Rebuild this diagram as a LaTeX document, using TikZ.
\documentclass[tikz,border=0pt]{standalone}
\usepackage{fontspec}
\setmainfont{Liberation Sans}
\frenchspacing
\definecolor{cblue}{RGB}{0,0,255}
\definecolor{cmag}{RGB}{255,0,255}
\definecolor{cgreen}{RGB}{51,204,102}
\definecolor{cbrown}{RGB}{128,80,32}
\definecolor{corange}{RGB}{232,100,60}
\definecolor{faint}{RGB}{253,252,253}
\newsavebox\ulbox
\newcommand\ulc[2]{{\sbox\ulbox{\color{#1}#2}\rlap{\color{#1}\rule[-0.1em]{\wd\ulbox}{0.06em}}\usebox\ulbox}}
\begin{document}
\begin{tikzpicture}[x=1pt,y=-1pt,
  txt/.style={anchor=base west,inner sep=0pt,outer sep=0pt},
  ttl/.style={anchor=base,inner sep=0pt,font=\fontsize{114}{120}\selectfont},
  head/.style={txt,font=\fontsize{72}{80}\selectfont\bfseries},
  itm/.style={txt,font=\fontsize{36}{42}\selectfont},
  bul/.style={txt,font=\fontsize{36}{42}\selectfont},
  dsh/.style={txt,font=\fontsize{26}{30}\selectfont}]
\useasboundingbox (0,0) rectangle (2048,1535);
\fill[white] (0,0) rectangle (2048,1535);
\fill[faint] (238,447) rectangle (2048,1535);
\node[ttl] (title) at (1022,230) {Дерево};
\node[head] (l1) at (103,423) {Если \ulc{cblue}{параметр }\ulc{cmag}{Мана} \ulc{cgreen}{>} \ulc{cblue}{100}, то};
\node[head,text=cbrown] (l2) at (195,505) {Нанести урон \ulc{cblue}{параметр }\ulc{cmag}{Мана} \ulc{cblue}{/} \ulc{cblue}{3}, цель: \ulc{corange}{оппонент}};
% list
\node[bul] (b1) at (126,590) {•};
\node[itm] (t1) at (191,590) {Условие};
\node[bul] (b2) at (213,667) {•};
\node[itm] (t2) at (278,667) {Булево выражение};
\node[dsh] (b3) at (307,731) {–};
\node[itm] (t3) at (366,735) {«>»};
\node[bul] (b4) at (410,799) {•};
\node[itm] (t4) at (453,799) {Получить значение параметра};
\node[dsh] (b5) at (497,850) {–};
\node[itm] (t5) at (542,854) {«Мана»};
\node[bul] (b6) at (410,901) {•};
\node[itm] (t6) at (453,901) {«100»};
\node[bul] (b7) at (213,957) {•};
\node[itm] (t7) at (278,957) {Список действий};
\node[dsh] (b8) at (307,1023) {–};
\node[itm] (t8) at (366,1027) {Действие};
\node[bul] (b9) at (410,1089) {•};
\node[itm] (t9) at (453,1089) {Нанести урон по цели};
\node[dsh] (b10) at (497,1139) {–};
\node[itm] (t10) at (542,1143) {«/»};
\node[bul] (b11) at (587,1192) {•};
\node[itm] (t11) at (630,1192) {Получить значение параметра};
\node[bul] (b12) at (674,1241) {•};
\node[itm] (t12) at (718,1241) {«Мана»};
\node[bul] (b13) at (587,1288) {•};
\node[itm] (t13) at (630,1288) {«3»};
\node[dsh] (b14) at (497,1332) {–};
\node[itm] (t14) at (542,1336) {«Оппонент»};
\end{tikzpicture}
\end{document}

________________________

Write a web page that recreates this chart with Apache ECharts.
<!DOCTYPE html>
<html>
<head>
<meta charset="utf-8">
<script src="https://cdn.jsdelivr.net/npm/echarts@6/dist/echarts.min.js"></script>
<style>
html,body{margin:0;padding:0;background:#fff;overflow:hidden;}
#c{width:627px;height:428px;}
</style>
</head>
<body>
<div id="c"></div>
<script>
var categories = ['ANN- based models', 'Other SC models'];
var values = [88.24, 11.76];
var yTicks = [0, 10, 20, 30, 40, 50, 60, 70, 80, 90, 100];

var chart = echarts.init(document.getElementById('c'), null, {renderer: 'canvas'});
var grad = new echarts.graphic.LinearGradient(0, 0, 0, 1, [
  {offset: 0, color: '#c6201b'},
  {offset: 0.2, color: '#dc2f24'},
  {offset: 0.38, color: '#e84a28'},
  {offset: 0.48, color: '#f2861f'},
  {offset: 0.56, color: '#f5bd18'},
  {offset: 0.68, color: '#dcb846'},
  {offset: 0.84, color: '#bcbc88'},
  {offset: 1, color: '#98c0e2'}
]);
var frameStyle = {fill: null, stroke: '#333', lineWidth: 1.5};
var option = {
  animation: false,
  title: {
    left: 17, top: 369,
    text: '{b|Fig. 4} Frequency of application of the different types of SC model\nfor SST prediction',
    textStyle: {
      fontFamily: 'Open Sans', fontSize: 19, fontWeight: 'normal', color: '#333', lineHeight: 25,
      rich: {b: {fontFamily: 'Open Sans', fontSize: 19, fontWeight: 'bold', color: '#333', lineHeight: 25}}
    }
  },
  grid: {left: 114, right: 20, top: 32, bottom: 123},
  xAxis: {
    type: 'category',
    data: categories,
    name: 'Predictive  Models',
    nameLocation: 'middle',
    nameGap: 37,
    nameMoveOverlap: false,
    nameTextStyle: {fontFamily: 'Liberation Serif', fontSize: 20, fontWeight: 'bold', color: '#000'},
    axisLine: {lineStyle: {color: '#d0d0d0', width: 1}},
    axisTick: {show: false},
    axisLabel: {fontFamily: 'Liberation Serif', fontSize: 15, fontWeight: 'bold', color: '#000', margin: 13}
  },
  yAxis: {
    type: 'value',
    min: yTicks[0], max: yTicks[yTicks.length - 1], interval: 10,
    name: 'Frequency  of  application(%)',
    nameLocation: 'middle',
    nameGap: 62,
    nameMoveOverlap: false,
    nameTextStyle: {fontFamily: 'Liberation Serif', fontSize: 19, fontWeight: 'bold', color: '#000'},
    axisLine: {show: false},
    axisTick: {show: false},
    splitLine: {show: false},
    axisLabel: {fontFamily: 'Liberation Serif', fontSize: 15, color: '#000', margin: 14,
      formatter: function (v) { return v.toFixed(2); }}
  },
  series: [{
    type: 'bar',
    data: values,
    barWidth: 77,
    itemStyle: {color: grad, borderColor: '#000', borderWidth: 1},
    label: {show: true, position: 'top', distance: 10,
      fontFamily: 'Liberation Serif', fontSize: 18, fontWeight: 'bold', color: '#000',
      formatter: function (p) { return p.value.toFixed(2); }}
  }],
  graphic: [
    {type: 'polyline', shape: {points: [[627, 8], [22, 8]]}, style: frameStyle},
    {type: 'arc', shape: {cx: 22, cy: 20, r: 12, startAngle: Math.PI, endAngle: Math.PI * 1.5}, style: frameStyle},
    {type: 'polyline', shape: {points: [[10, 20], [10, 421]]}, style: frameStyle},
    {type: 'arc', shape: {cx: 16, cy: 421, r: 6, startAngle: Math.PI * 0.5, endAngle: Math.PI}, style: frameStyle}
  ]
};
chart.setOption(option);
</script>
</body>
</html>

________________________

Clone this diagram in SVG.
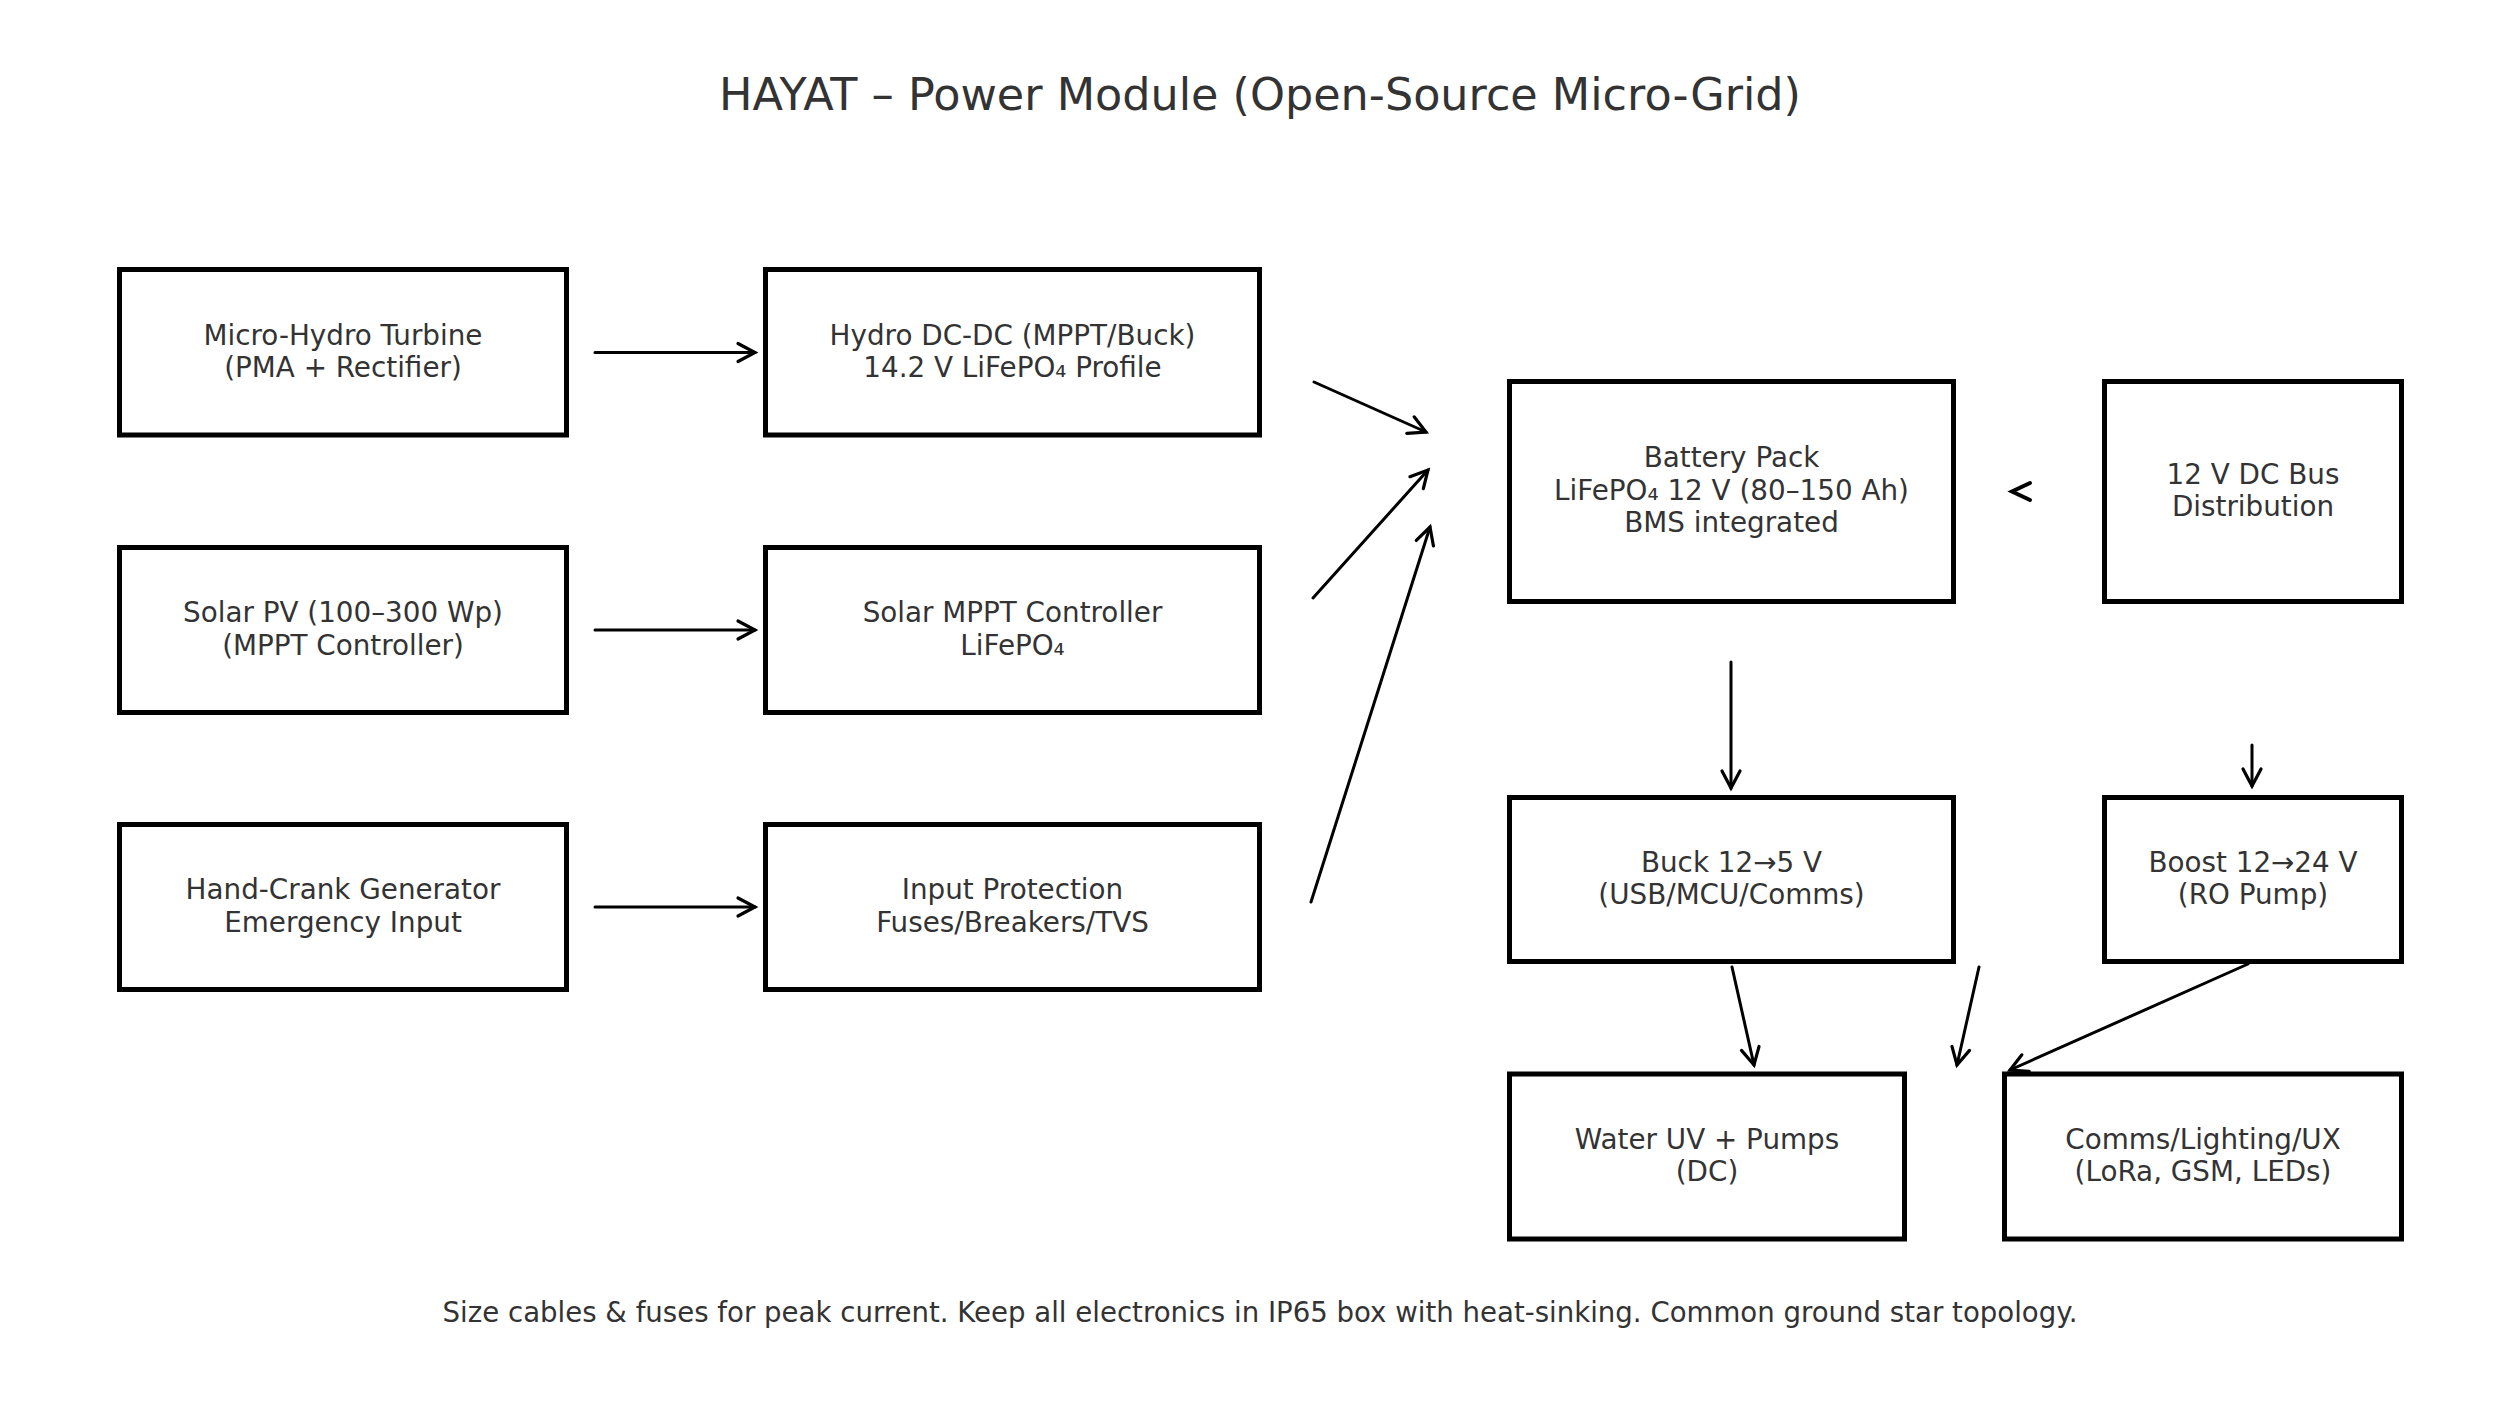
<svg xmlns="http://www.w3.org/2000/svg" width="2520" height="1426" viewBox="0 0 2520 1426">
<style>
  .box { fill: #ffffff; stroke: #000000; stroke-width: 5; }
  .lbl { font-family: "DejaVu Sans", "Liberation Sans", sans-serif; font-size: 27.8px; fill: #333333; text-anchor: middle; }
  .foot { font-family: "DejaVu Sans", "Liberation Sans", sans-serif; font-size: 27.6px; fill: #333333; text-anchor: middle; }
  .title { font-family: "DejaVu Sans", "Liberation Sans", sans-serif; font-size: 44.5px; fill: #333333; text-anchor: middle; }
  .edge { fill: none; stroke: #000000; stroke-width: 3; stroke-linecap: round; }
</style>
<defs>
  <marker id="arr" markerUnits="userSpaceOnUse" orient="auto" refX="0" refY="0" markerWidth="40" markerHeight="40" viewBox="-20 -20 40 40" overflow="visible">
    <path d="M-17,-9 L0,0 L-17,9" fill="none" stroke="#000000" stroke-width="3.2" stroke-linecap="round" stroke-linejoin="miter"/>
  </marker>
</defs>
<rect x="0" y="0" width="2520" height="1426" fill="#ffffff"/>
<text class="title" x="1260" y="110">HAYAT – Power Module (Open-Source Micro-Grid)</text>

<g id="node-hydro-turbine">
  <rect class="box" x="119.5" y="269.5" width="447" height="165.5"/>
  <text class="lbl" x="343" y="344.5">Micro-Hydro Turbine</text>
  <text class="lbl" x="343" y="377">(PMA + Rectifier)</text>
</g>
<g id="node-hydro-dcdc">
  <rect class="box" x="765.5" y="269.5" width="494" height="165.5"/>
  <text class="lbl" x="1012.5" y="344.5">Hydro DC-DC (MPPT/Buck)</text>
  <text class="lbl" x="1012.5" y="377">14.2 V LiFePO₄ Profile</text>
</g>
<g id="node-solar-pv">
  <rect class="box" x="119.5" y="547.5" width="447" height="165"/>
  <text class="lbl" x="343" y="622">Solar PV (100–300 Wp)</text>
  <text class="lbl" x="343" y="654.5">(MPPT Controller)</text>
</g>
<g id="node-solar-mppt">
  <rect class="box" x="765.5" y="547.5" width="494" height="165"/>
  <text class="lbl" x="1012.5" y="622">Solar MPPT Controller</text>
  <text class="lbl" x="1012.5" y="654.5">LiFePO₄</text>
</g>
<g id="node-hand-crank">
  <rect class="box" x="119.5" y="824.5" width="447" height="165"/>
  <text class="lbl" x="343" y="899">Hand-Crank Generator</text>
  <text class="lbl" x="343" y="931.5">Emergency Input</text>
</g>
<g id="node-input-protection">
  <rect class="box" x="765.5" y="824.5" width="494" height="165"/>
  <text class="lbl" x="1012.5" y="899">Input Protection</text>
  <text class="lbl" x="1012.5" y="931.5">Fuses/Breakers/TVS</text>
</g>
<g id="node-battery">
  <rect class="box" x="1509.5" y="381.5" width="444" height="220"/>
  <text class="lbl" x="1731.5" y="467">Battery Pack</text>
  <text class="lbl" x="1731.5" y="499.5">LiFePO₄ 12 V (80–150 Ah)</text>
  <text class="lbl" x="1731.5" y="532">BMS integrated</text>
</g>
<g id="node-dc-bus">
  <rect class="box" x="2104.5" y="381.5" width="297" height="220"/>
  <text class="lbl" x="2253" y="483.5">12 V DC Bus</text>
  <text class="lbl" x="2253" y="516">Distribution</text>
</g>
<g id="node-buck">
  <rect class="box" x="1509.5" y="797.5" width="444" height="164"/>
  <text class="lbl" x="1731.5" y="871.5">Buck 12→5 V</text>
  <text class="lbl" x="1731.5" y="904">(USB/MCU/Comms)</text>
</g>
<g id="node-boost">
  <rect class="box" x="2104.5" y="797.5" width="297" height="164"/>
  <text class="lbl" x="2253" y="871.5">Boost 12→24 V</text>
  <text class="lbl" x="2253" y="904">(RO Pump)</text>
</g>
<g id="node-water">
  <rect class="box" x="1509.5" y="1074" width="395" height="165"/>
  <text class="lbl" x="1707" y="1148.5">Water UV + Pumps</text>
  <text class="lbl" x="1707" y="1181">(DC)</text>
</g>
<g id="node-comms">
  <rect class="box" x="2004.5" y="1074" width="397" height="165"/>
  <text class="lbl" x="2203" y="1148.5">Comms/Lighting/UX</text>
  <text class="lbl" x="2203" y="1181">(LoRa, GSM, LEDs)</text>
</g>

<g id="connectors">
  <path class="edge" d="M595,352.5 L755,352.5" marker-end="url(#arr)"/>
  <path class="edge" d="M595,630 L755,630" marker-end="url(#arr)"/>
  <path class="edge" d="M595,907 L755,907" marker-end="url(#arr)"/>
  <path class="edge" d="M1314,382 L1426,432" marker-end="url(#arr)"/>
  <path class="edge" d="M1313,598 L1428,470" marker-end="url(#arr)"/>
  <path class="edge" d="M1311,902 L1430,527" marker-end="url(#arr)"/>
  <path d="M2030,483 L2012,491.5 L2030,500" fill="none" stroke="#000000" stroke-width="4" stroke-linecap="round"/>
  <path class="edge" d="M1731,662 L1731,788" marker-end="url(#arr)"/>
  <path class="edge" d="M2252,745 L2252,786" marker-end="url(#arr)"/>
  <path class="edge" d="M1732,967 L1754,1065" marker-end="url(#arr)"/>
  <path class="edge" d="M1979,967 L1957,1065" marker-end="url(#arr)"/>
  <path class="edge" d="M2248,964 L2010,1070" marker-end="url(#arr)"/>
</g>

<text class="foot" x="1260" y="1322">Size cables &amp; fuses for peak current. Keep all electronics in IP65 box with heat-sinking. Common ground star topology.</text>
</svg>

________________________

Using the data above, which lines fall from the one with "Clone this diagram in SVG." through the one with "Module (Open-Source Micro-Grid)</text>"? Repeat them exactly, ends included, minus any pictures.

> _SOLUTION FOR THIS EXERCISE_
Clone this diagram in SVG.
<svg xmlns="http://www.w3.org/2000/svg" width="2520" height="1426" viewBox="0 0 2520 1426">
<style>
  .box { fill: #ffffff; stroke: #000000; stroke-width: 5; }
  .lbl { font-family: "DejaVu Sans", "Liberation Sans", sans-serif; font-size: 27.8px; fill: #333333; text-anchor: middle; }
  .foot { font-family: "DejaVu Sans", "Liberation Sans", sans-serif; font-size: 27.6px; fill: #333333; text-anchor: middle; }
  .title { font-family: "DejaVu Sans", "Liberation Sans", sans-serif; font-size: 44.5px; fill: #333333; text-anchor: middle; }
  .edge { fill: none; stroke: #000000; stroke-width: 3; stroke-linecap: round; }
</style>
<defs>
  <marker id="arr" markerUnits="userSpaceOnUse" orient="auto" refX="0" refY="0" markerWidth="40" markerHeight="40" viewBox="-20 -20 40 40" overflow="visible">
    <path d="M-17,-9 L0,0 L-17,9" fill="none" stroke="#000000" stroke-width="3.2" stroke-linecap="round" stroke-linejoin="miter"/>
  </marker>
</defs>
<rect x="0" y="0" width="2520" height="1426" fill="#ffffff"/>
<text class="title" x="1260" y="110">HAYAT – Power Module (Open-Source Micro-Grid)</text>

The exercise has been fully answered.